— Records shown —
%%
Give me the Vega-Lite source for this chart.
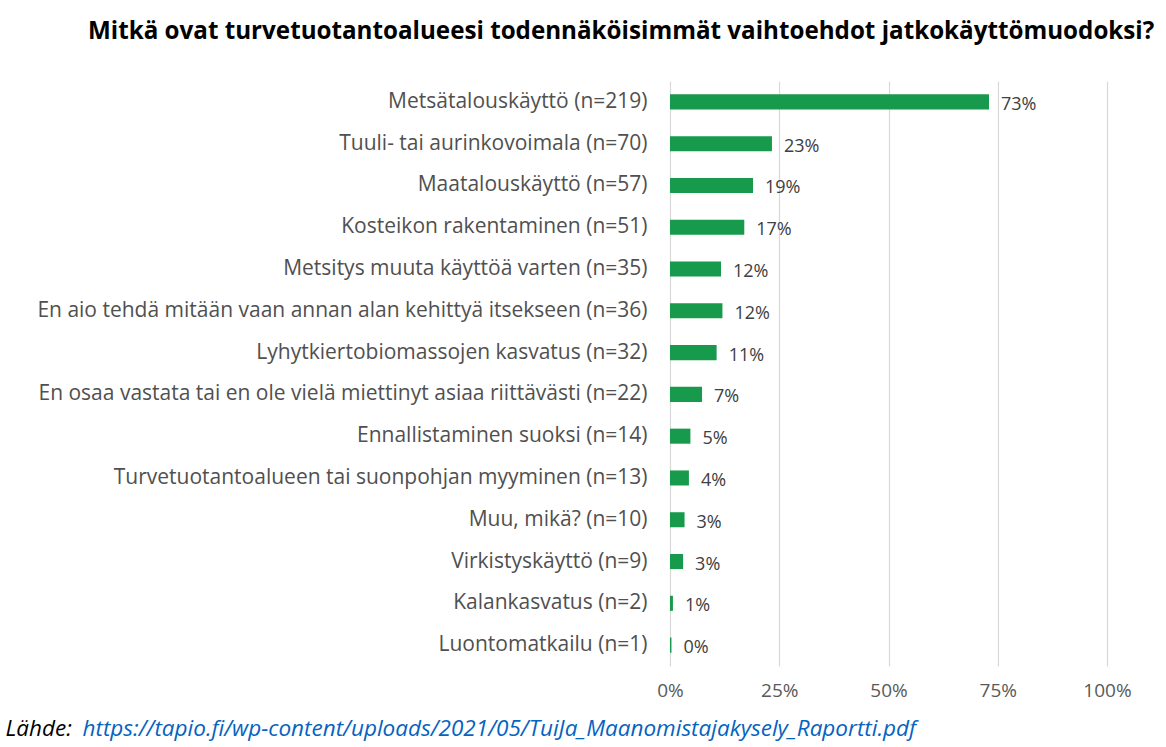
{
  "$schema": "https://vega.github.io/schema/vega-lite/v6.json",
  "width": 437,
  "height": 585,
  "autosize": {"type": "none"},
  "padding": {"left": 670, "top": 81, "right": 59, "bottom": 81},
  "background": "white",
  "title": {
    "text": "Mitkä ovat turvetuotantoalueesi todennäköisimmät vaihtoehdot jatkokäyttömuodoksi?",
    "anchor": "start",
    "frame": "group",
    "dx": -582,
    "offset": 18,
    "baseline": "alphabetic",
    "font": "Open Sans",
    "fontSize": 24.2,
    "fontWeight": "bold",
    "color": "#000000"
  },
  "data": {
    "values": [
      {"option": "Metsätalouskäyttö (n=219)", "share": 0.73},
      {"option": "Tuuli- tai aurinkovoimala (n=70)", "share": 0.2333},
      {"option": "Maatalouskäyttö (n=57)", "share": 0.19},
      {"option": "Kosteikon rakentaminen (n=51)", "share": 0.17},
      {"option": "Metsitys muuta käyttöä varten (n=35)", "share": 0.1167},
      {"option": "En aio tehdä mitään vaan annan alan kehittyä itsekseen (n=36)", "share": 0.12},
      {"option": "Lyhytkiertobiomassojen kasvatus (n=32)", "share": 0.1067},
      {"option": "En osaa vastata tai en ole vielä miettinyt asiaa riittävästi (n=22)", "share": 0.0733},
      {"option": "Ennallistaminen suoksi (n=14)", "share": 0.0467},
      {"option": "Turvetuotantoalueen tai suonpohjan myyminen (n=13)", "share": 0.0433},
      {"option": "Muu, mikä? (n=10)", "share": 0.0333},
      {"option": "Virkistyskäyttö (n=9)", "share": 0.03},
      {"option": "Kalankasvatus (n=2)", "share": 0.0067},
      {"option": "Luontomatkailu (n=1)", "share": 0.0033}
    ]
  },
  "encoding": {
    "y": {
      "field": "option",
      "type": "nominal",
      "sort": null,
      "scale": {"paddingInner": 0.64, "paddingOuter": 0.32},
      "axis": {
        "ticks": false,
        "domain": false,
        "labelFont": "Open Sans",
        "labelFontSize": 21,
        "labelColor": "#505050",
        "labelPadding": 23,
        "labelLimit": 1000,
        "title": "Lähde:",
        "titleAngle": 0,
        "titleX": -665,
        "titleY": 654,
        "titleAlign": "left",
        "titleBaseline": "alphabetic",
        "titleFont": "Open Sans",
        "titleFontStyle": "italic",
        "titleFontWeight": "normal",
        "titleFontSize": 22.5,
        "titleColor": "#000000"
      }
    }
  },
  "layer": [
    {
      "mark": {"type": "bar", "color": "#179A4B"},
      "encoding": {
        "x": {
          "field": "share",
          "type": "quantitative",
          "scale": {"domain": [0, 1]},
          "axis": {
            "values": [0, 0.25, 0.5, 0.75, 1],
            "format": ".0%",
            "grid": true,
            "gridColor": "#d9d9d9",
            "gridWidth": 1.2,
            "domain": false,
            "ticks": false,
            "labelFlush": false,
            "labelFont": "Open Sans",
            "labelFontSize": 19,
            "labelColor": "#595959",
            "labelPadding": 15,
            "title": "https://tapio.fi/wp-content/uploads/2021/05/TuiJa_Maanomistajakysely_Raportti.pdf",
            "titleX": -588,
            "titleY": 69,
            "titleAlign": "left",
            "titleBaseline": "alphabetic",
            "titleFont": "Open Sans",
            "titleFontStyle": "italic",
            "titleFontWeight": "normal",
            "titleFontSize": 22.5,
            "titleColor": "#0563C1"
          }
        }
      }
    },
    {
      "mark": {"type": "text", "align": "left", "baseline": "middle", "dx": 12, "dy": 3, "font": "Open Sans", "fontSize": 18, "color": "#404040"},
      "encoding": {
        "x": {"field": "share", "type": "quantitative"},
        "text": {"field": "share", "type": "quantitative", "format": ".0%"}
      }
    }
  ],
  "config": {"view": {"stroke": null}}
}
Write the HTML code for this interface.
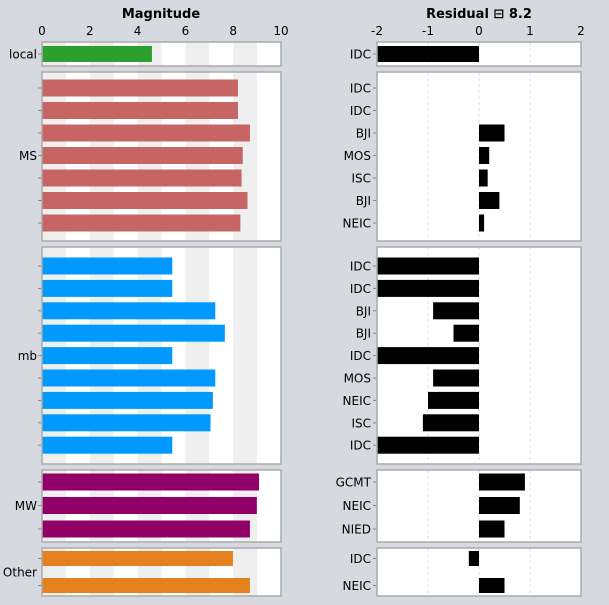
%%
— What to work on —
The listing above must be printed again exactly, minus its pictures.

— Output for this exercise —
Give me the Vega-Lite source for this chart.
{
  "$schema": "https://vega.github.io/schema/vega-lite/v6.json",
  "width": 437,
  "height": 585,
  "autosize": {"type": "none"},
  "padding": {"left": 670, "top": 81, "right": 59, "bottom": 81},
  "background": "white",
  "title": {
    "text": "Mitkä ovat turvetuotantoalueesi todennäköisimmät vaihtoehdot jatkokäyttömuodoksi?",
    "anchor": "start",
    "frame": "group",
    "dx": -582,
    "offset": 18,
    "baseline": "alphabetic",
    "font": "Open Sans",
    "fontSize": 24.2,
    "fontWeight": "bold",
    "color": "#000000"
  },
  "data": {
    "values": [
      {"option": "Metsätalouskäyttö (n=219)", "share": 0.73},
      {"option": "Tuuli- tai aurinkovoimala (n=70)", "share": 0.2333},
      {"option": "Maatalouskäyttö (n=57)", "share": 0.19},
      {"option": "Kosteikon rakentaminen (n=51)", "share": 0.17},
      {"option": "Metsitys muuta käyttöä varten (n=35)", "share": 0.1167},
      {"option": "En aio tehdä mitään vaan annan alan kehittyä itsekseen (n=36)", "share": 0.12},
      {"option": "Lyhytkiertobiomassojen kasvatus (n=32)", "share": 0.1067},
      {"option": "En osaa vastata tai en ole vielä miettinyt asiaa riittävästi (n=22)", "share": 0.0733},
      {"option": "Ennallistaminen suoksi (n=14)", "share": 0.0467},
      {"option": "Turvetuotantoalueen tai suonpohjan myyminen (n=13)", "share": 0.0433},
      {"option": "Muu, mikä? (n=10)", "share": 0.0333},
      {"option": "Virkistyskäyttö (n=9)", "share": 0.03},
      {"option": "Kalankasvatus (n=2)", "share": 0.0067},
      {"option": "Luontomatkailu (n=1)", "share": 0.0033}
    ]
  },
  "encoding": {
    "y": {
      "field": "option",
      "type": "nominal",
      "sort": null,
      "scale": {"paddingInner": 0.64, "paddingOuter": 0.32},
      "axis": {
        "ticks": false,
        "domain": false,
        "labelFont": "Open Sans",
        "labelFontSize": 21,
        "labelColor": "#505050",
        "labelPadding": 23,
        "labelLimit": 1000,
        "title": "Lähde:",
        "titleAngle": 0,
        "titleX": -665,
        "titleY": 654,
        "titleAlign": "left",
        "titleBaseline": "alphabetic",
        "titleFont": "Open Sans",
        "titleFontStyle": "italic",
        "titleFontWeight": "normal",
        "titleFontSize": 22.5,
        "titleColor": "#000000"
      }
    }
  },
  "layer": [
    {
      "mark": {"type": "bar", "color": "#179A4B"},
      "encoding": {
        "x": {
          "field": "share",
          "type": "quantitative",
          "scale": {"domain": [0, 1]},
          "axis": {
            "values": [0, 0.25, 0.5, 0.75, 1],
            "format": ".0%",
            "grid": true,
            "gridColor": "#d9d9d9",
            "gridWidth": 1.2,
            "domain": false,
            "ticks": false,
            "labelFlush": false,
            "labelFont": "Open Sans",
            "labelFontSize": 19,
            "labelColor": "#595959",
            "labelPadding": 15,
            "title": "https://tapio.fi/wp-content/uploads/2021/05/TuiJa_Maanomistajakysely_Raportti.pdf",
            "titleX": -588,
            "titleY": 69,
            "titleAlign": "left",
            "titleBaseline": "alphabetic",
            "titleFont": "Open Sans",
            "titleFontStyle": "italic",
            "titleFontWeight": "normal",
            "titleFontSize": 22.5,
            "titleColor": "#0563C1"
          }
        }
      }
    },
    {
      "mark": {"type": "text", "align": "left", "baseline": "middle", "dx": 12, "dy": 3, "font": "Open Sans", "fontSize": 18, "color": "#404040"},
      "encoding": {
        "x": {"field": "share", "type": "quantitative"},
        "text": {"field": "share", "type": "quantitative", "format": ".0%"}
      }
    }
  ],
  "config": {"view": {"stroke": null}}
}
Write the HTML code for this interface.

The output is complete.